Single by Nneka

from the album No Longer at Ease and Concrete Jungle
- B-side: "Walk the Line"
- Released: 2008
- Genre: Soul; pop;
- Length: 3:11
- Label: Yo Mama's Recording
- Songwriter(s): Nneka Egbuna
- Producer(s): DJ Farhot

Nneka singles chronology
| "Africans" (2007) | "Heartbeat" (2008) | "Long Distance Love" (2009) |

Music video
- "Heartbeat" on YouTube

= Heartbeat (Nneka song) =

"Heartbeat" is a song by Nigerian singer Nneka. It was released in 2008 as a single from her second studio album No Longer at Ease, as well as her third studio album Concrete Jungle. A 2010 EP release of the song features American rapper Nas. The song was remixed by English electronic music duo Chase & Status and included on the "new edition" of their debut studio album, More than Alot. The remix of the song was sampled in Rita Ora's 2012 song "R.I.P.".

== Background ==
The original release of the song was written by Nneka Egbuna (Nneka) and produced by DJ Farhot, and released as a single in 2008. A music video was released to promote the single. An EP for the song was released on 5 October 2010, featuring American rapper Nas.

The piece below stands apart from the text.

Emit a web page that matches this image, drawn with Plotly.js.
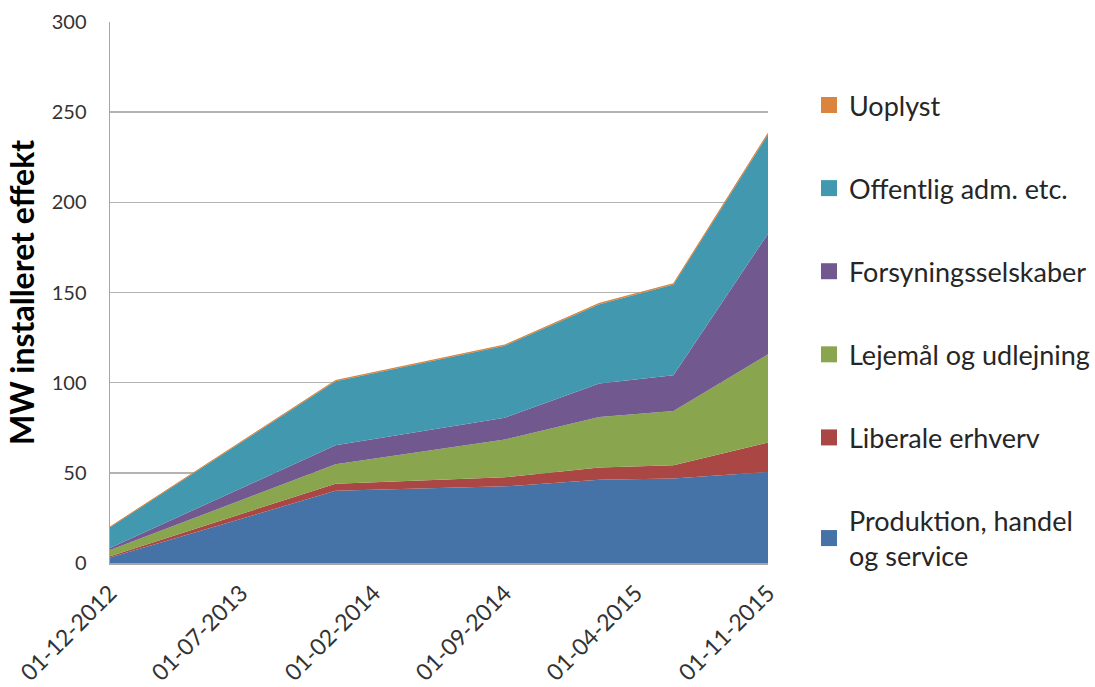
<!DOCTYPE html>
<html>
<head>
<meta charset="utf-8">
<script src="https://cdn.plot.ly/plotly-3.0.1.min.js"></script>
<style>
  html, body { margin: 0; padding: 0; background: #fff; }
  #chart { width: 1095px; height: 687px; }
</style>
</head>
<body>
<div id="chart"></div>
<script>
// Dates of the observations
const dates = ['2012-12-01', '2013-12-01', '2014-09-01', '2015-02-01', '2015-06-01', '2015-11-01'];

// Series values (MW installeret effekt), stacked bottom -> top
const produktion = [3.0, 40.0, 42.5, 46.2, 46.8, 50.5];
const liberale   = [0.8, 4.0, 5.0, 6.7, 7.4, 16.3];
const lejemaal   = [3.4, 10.7, 21.0, 28.1, 30.1, 48.9];
const forsyning  = [1.1, 10.6, 12.1, 18.5, 19.8, 66.9];
const offentlig  = [11.5, 35.5, 39.9, 44.0, 50.3, 55.1];
const uoplyst    = [0.2, 0.4, 0.4, 0.5, 0.5, 0.6];

// Names
const seriesNames = ['Produktion, handel<br>og service', 'Liberale erhverv', 'Lejemål og udlejning',
                     'Forsyningsselskaber', 'Offentlig adm. etc.', 'Uoplyst'];
const seriesColors = ['#4572A7', '#AA4643', '#89A54E', '#71588F', '#4198AF', '#DB843D'];
const seriesValues = [produktion, liberale, lejemaal, forsyning, offentlig, uoplyst];

// Axis ticks
const xTickVals = ['2012-12-01', '2013-07-01', '2014-02-01', '2014-09-01', '2015-04-01', '2015-11-01'];
const xTickText = ['01-12-2012', '01-07-2013', '01-02-2014', '01-09-2014', '01-04-2015', '01-11-2015'];
const yTickVals = [0, 50, 100, 150, 200, 250, 300];

const FONT = 'Lato, "Open Sans", sans-serif';

const traces = [];
seriesValues.forEach((vals, i) => {
  traces.push({
    type: 'scatter',
    mode: 'lines',
    x: dates,
    y: vals,
    stackgroup: 'one',
    name: seriesNames[i],
    fillcolor: seriesColors[i],
    line: { color: seriesColors[i], width: i === 5 ? 1 : 0 },
    showlegend: false,
    hoverinfo: 'skip'
  });
});
// legend entries (top to bottom as in the reference)
for (let i = seriesNames.length - 1; i >= 0; i--) {
  traces.push({
    type: 'scatter',
    mode: 'markers',
    x: [null],
    y: [null],
    name: seriesNames[i],
    legendgroup: 'g' + i,
    marker: { symbol: 'square', size: 17, color: seriesColors[i] },
    showlegend: true,
    hoverinfo: 'skip'
  });
}

const layout = {
  width: 1095,
  height: 687,
  margin: { l: 110, r: 327, t: 22, b: 124, autoexpand: false },
  paper_bgcolor: '#ffffff',
  plot_bgcolor: '#ffffff',
  font: { family: FONT, color: '#333333', size: 20 },
  showlegend: true,
  legend: {
    x: 1.0623, xanchor: 'left',
    y: 0.891, yanchor: 'top',
    traceorder: 'grouped',
    tracegroupgap: 45,
    font: { family: FONT, size: 27, color: '#262626' },
    itemwidth: 30,
    bgcolor: 'rgba(0,0,0,0)'
  },
  xaxis: {
    type: 'date',
    range: ['2012-12-01', '2015-11-01'],
    tickmode: 'array',
    tickvals: xTickVals,
    ticktext: xTickText,
    tickangle: -45,
    tickfont: { family: FONT, size: 23, color: '#333333' },
    showgrid: false,
    zeroline: false,
    showline: true,
    linecolor: '#a6a6a6',
    linewidth: 1.5,
    ticks: '',
    ticklabelstandoff: 6,
    automargin: false,
    fixedrange: true
  },
  yaxis: {
    range: [0, 300],
    tickmode: 'array',
    tickvals: yTickVals,
    tickfont: { family: FONT, size: 20, color: '#333333' },
    showgrid: true,
    gridcolor: '#b3b3b3',
    gridwidth: 1.5,
    zeroline: false,
    showline: true,
    linecolor: '#a6a6a6',
    linewidth: 1.5,
    ticks: '',
    ticklabelstandoff: 18,
    automargin: false,
    title: { text: '<b>MW installeret effekt</b>', font: { family: FONT, size: 32, color: '#000000' }, standoff: 7 },
    fixedrange: true
  }
};

Plotly.newPlot('chart', traces, layout, { displayModeBar: false, staticPlot: true });
</script>
</body>
</html>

The song charted on release in Portugal, Germany, and Austria. In 2009, the song charted in the UK Singles Chart at position 20. The song has also charted in France and the Netherlands.

== Track listing ==

CD single (2008)
| No. | Title | Length |
|---|---|---|
| 1. | "Heartbeat" | 3:11 |
| 2. | "Walk the Line" | 3:12 |

CD single (2009)
| No. | Title | Length |
|---|---|---|
| 1. | "Heartbeat" | 3:11 |
| 2. | "Heartbeat" (Chase & Status Remix) | 3:56 |
| 3. | "Walk the Line" | 3:12 |

EP (2010)
| No. | Title | Length |
|---|---|---|
| 1. | "Heartbeat" (featuring Nas) | 3:51 |
| 2. | "Heartbeat" (Chase & Status Remix) | 3:56 |
| 3. | "Heartbeat" (featuring Nas; Crada Remix) | 3:45 |
| 4. | "Heartbeat" (VLN Remix) | 5:53 |
| 5. | "Heartbeat" (Koolkojak Remix) | 3:37 |
| 6. | "Heartbeat" | 3:11 |

==Charts==

| Chart (2008–2009) | Peak position |
|---|---|
| Austria (Ö3 Austria Top 40) | 34 |
| France (SNEP) | 193 |
| Germany (GfK) | 49 |
| Netherlands (Single Top 100) | 88 |
| Portugal (AFP) | 9 |
| UK Singles (OCC) | 20 |

==Certifications==

| Region | Certification | Certified units/sales |
| United Kingdom (BPI) | Silver | 200,000^{‡} |
^{‡} Sales+streaming figures based on certification alone.